Impressed by the appearance of the young stranger, Boaz learned that she was the Moabitess who had returned with Naomi, and who had been industriously gleaning after the reapers since early morning. Boaz gave her special privileges and provided for her safety, since the laborers might be crude in their conduct. He put her with his maidens who gathered the sheaves, and he warned the young men against molesting her. He also provided for her physical needs. Ruth humbly acknowledged his favor, emphasizing by a play on words the fact that she was an alien. (The Hebrew words for "foreigner" and "to take notice of" have the same root.) Boaz apparently knew the story of Ruth’s devotion to her mother-in-law, a devotion that had led her to forsake her own kith and kin. His invocation of the divine blessing upon her acknowledged that she had now put her trust in the God of Israel, and was sheltering under his wing or skirt. Ruth expressed grateful surprise that she, a foreigner, should be so treated (Ruth 2:10; Ruth 2:13). The favor continued at mealtime, for Boaz continued to treat her as if she were an Israelite by making her share in the food.

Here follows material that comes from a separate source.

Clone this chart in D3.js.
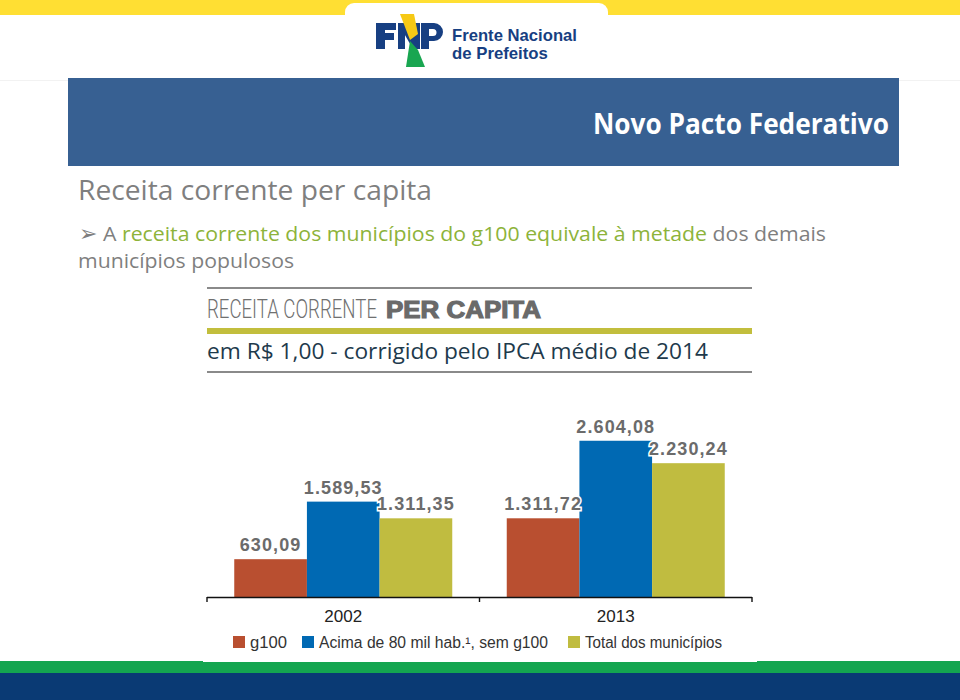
<!DOCTYPE html>
<html>
<head>
<meta charset="utf-8">
<script src="https://cdn.jsdelivr.net/npm/d3@7"></script>
<style>
html,body{margin:0;padding:0;background:#fff;}
svg{display:block;}
</style>
</head>
<body>
<svg id="chart" width="960" height="700"></svg>
<script>
// ---- data ----
const categories = ["2002", "2013"];
const seriesNames = ["g100", "Acima de 80 mil hab.\u00B9, sem g100", "Total dos municípios"];
const g100Values = [630.09, 1311.72];
const acima80Values = [1589.53, 2604.08];
const totalValues = [1311.35, 2230.24];
const seriesColors = ["#B94F30", "#0069B3", "#C0BC40"];

const table = categories.map((c, i) => ({
  cat: c,
  vals: [g100Values[i], acima80Values[i], totalValues[i]]
}));

const ptBR = d3.formatLocale({decimal: ",", thousands: ".", grouping: [3], currency: ["R$", ""]});
const fmt = ptBR.format(",.2f");

const svg = d3.select("#chart");

// text fitted horizontally to a width by an x-scale transform
function fitText(parent, x, y, width, str, attrs) {
  const g = parent.append("g");
  const t = g.append("text").attr("x", 0).attr("y", 0);
  Object.entries(attrs).forEach(([k, v]) => t.attr(k, v));
  t.text(str);
  const w = t.node().getComputedTextLength();
  const s = width / w;
  g.attr("transform", `translate(${x},${y}) scale(${s},1)`);
  return t;
}

// ---- slide frame ----
svg.append("rect").attr("x", 0).attr("y", 0).attr("width", 960).attr("height", 15).attr("fill", "#FFDF33");
svg.append("rect").attr("x", 345).attr("y", 3).attr("width", 263).attr("height", 30).attr("rx", 9).attr("fill", "#fff");
svg.append("rect").attr("x", 0).attr("y", 15).attr("width", 960).attr("height", 60).attr("fill", "#fff");
svg.append("line").attr("x1", 0).attr("x2", 960).attr("y1", 80.5).attr("y2", 80.5).attr("stroke", "#f2f2f2").attr("stroke-width", 1);

// logo
const navy = "#173F82";
const logo = svg.append("g");
logo.append("path").attr("fill", navy)
  .attr("d", "M376,23 H396 V30 H385 V33 H394 V40 H385 V49 H376 Z");
logo.append("rect").attr("x", 398).attr("y", 23).attr("width", 7).attr("height", 26).attr("fill", navy);
logo.append("rect").attr("x", 413).attr("y", 23).attr("width", 7).attr("height", 26).attr("fill", navy);
logo.append("path").attr("fill", navy).attr("d", "M398,23 H405 L420,49 H413 Z");
logo.append("path").attr("fill", "#F6C915").attr("d", "M400,14 H414 L418,34 L410,40 Z");
logo.append("path").attr("fill", "#19A651").attr("d", "M410,41 L418,50 L425,67 H406 Z");
logo.append("path").attr("fill", navy).attr("fill-rule", "evenodd")
  .attr("d", "M421,23 H434 A9,9 0 0 1 434,41 H429 V49 H421 Z M429,29 H433 A3.5,3.5 0 0 1 433,36 H429 Z");
const logoFont = {"font-family": "Liberation Sans, Arial, sans-serif", "font-weight": "bold", "font-size": 16, "fill": navy};
fitText(logo, 452, 40.5, 125, "Frente Nacional", logoFont);
fitText(logo, 452, 58.5, 96, "de Prefeitos", logoFont);

// blue header
svg.append("rect").attr("x", 68).attr("y", 78).attr("width", 831).attr("height", 88).attr("fill", "#376092");
svg.append("text").attr("x", 889).attr("y", 134).attr("text-anchor", "end")
  .attr("font-family", "Open Sans, Noto Sans, sans-serif").attr("font-weight", "bold")
  .attr("font-size", 28).attr("fill", "#fff").attr("textLength", 296).attr("lengthAdjust", "spacingAndGlyphs")
  .text("Novo Pacto Federativo");

// slide title & bullet
svg.append("text").attr("x", 78).attr("y", 200)
  .attr("font-family", "Open Sans, Noto Sans, sans-serif")
  .attr("font-size", 27).attr("fill", "#7F7F7F").attr("textLength", 354).attr("lengthAdjust", "spacingAndGlyphs")
  .text("Receita corrente per capita");

svg.append("text").attr("x", 79).attr("y", 241)
  .attr("font-family", "DejaVu Sans, sans-serif").attr("font-size", 22).attr("fill", "#7F7F7F")
  .text("\u27A2");
const bullet = svg.append("text").attr("x", 103).attr("y", 241)
  .attr("font-family", "Open Sans, Noto Sans, sans-serif")
  .attr("font-size", 20).attr("fill", "#7F7F7F").attr("textLength", 723).attr("lengthAdjust", "spacingAndGlyphs");
bullet.append("tspan").text("A ");
bullet.append("tspan").attr("fill", "#8DB33A").text("receita corrente dos municípios do g100 equivale à metade");
bullet.append("tspan").text(" dos demais");
svg.append("text").attr("x", 78).attr("y", 268)
  .attr("font-family", "Open Sans, Noto Sans, sans-serif")
  .attr("font-size", 20).attr("fill", "#7F7F7F").attr("textLength", 216).attr("lengthAdjust", "spacingAndGlyphs")
  .text("municípios populosos");

// bottom bands
svg.append("rect").attr("x", 0).attr("y", 661).attr("width", 960).attr("height", 13).attr("fill", "#14A550");
svg.append("rect").attr("x", 0).attr("y", 673).attr("width", 960).attr("height", 27).attr("fill", "#0A3A74");

// chart image panel
svg.append("rect").attr("x", 203).attr("y", 284).attr("width", 554).attr("height", 378).attr("fill", "#fff");

// chart header
svg.append("line").attr("x1", 207).attr("x2", 752).attr("y1", 288).attr("y2", 288).attr("stroke", "#8a8a8a").attr("stroke-width", 2);
fitText(svg, 207, 318, 170, "RECEITA CORRENTE",
  {"fill": "#707070", "font-family": "Roboto, sans-serif", "font-weight": 300, "font-size": 26});
fitText(svg, 386, 318, 155, "PER CAPITA",
  {"fill": "#6a6a6a", "font-family": "Liberation Sans, Arial, sans-serif", "font-weight": 900, "font-size": 24,
   "stroke": "#6a6a6a", "stroke-width": 1.2});
svg.append("rect").attr("x", 207).attr("y", 328).attr("width", 545).attr("height", 6).attr("fill", "#C2BE3D");
svg.append("text").attr("x", 207).attr("y", 359)
  .attr("font-family", "Open Sans, Noto Sans, sans-serif")
  .attr("font-size", 21).attr("fill", "#1E3A4C").attr("textLength", 501).attr("lengthAdjust", "spacingAndGlyphs")
  .text("em R$ 1,00 - corrigido pelo IPCA médio de 2014");
svg.append("line").attr("x1", 207).attr("x2", 752).attr("y1", 372).attr("y2", 372).attr("stroke", "#8a8a8a").attr("stroke-width", 2);

// ---- bars ----
const x0 = d3.scaleBand().domain(categories).range([207, 752]).paddingInner(0.2).paddingOuter(0.1);
const x1 = d3.scaleBand().domain(seriesNames).range([0, x0.bandwidth()]).padding(0);
const y = d3.scaleLinear().domain([0, 3000]).range([597, 417]);

const groups = svg.append("g").selectAll("g").data(table).join("g")
  .attr("transform", d => `translate(${x0(d.cat)},0)`);
groups.selectAll("rect").data(d => d.vals.map((v, i) => ({v, s: seriesNames[i], i})))
  .join("rect")
  .attr("x", d => x1(d.s)).attr("width", x1.bandwidth())
  .attr("y", d => y(d.v)).attr("height", d => y(0) - y(d.v))
  .attr("fill", d => seriesColors[d.i]);
groups.selectAll("text").data(d => d.vals.map((v, i) => ({v, s: seriesNames[i], i})))
  .join("text")
  .attr("x", d => x1(d.s) + x1.bandwidth() / 2).attr("y", d => y(d.v) - 8)
  .attr("text-anchor", "middle")
  .attr("font-family", "Liberation Sans, Arial, sans-serif").attr("font-weight", "bold")
  .attr("font-size", 18).attr("letter-spacing", 1.1)
  .attr("fill", "#6b6b6b").attr("stroke", "#fff").attr("stroke-width", 3).attr("paint-order", "stroke")
  .text(d => fmt(d.v));

// axis
const axisBand = d3.scalePoint().domain([0, 1, 2]).range([207, 752]);
svg.append("line").attr("x1", 207).attr("x2", 752).attr("y1", 597.5).attr("y2", 597.5).attr("stroke", "#111").attr("stroke-width", 1.6);
svg.append("g").selectAll("line").data(axisBand.domain()).join("line")
  .attr("x1", d => axisBand(d)).attr("x2", d => axisBand(d)).attr("y1", 597).attr("y2", 602)
  .attr("stroke", "#111").attr("stroke-width", 1.4);
svg.append("g").selectAll("text").data(categories).join("text")
  .attr("x", d => x0(d) + x0.bandwidth() / 2).attr("y", 622).attr("text-anchor", "middle")
  .attr("font-family", "Liberation Sans, Arial, sans-serif").attr("font-size", 17).attr("fill", "#222")
  .text(d => d);

// legend
const legX = [233, 302, 568];
const legW = [37, 229, 137];
const leg = svg.append("g").selectAll("g").data(seriesNames).join("g")
  .attr("transform", (d, i) => `translate(${legX[i]},636)`);
leg.append("rect").attr("width", 12).attr("height", 12).attr("fill", (d, i) => seriesColors[i]);
leg.append("text").attr("x", 17).attr("y", 12)
  .attr("font-family", "Liberation Sans, Arial, sans-serif").attr("font-size", 16).attr("fill", "#333")
  .attr("textLength", (d, i) => legW[i]).attr("lengthAdjust", "spacingAndGlyphs")
  .text(d => d);
</script>
</body>
</html>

Because of this gracious treatment Ruth gleaned long and well, returned amply supplied, and shared her leftover food with Naomi. On informing Naomi that she had gleaned in the field of Boaz, Ruth learned that he was a kinsman. Naomi added that Boaz was one of their nearest kin, showing that she was beginning to evaluate the interest of the wealthy farmer and that her mind was turning to the levirate law of the kinsman-redeemer which Boaz later invoked. This is probably implied in Naomi’s blessing upon Boaz, who by his kindness snowed that God had not forsaken either the living or the dead. Boaz must accept responsibility for the widowed and childless Ruth. He must be her redeemer.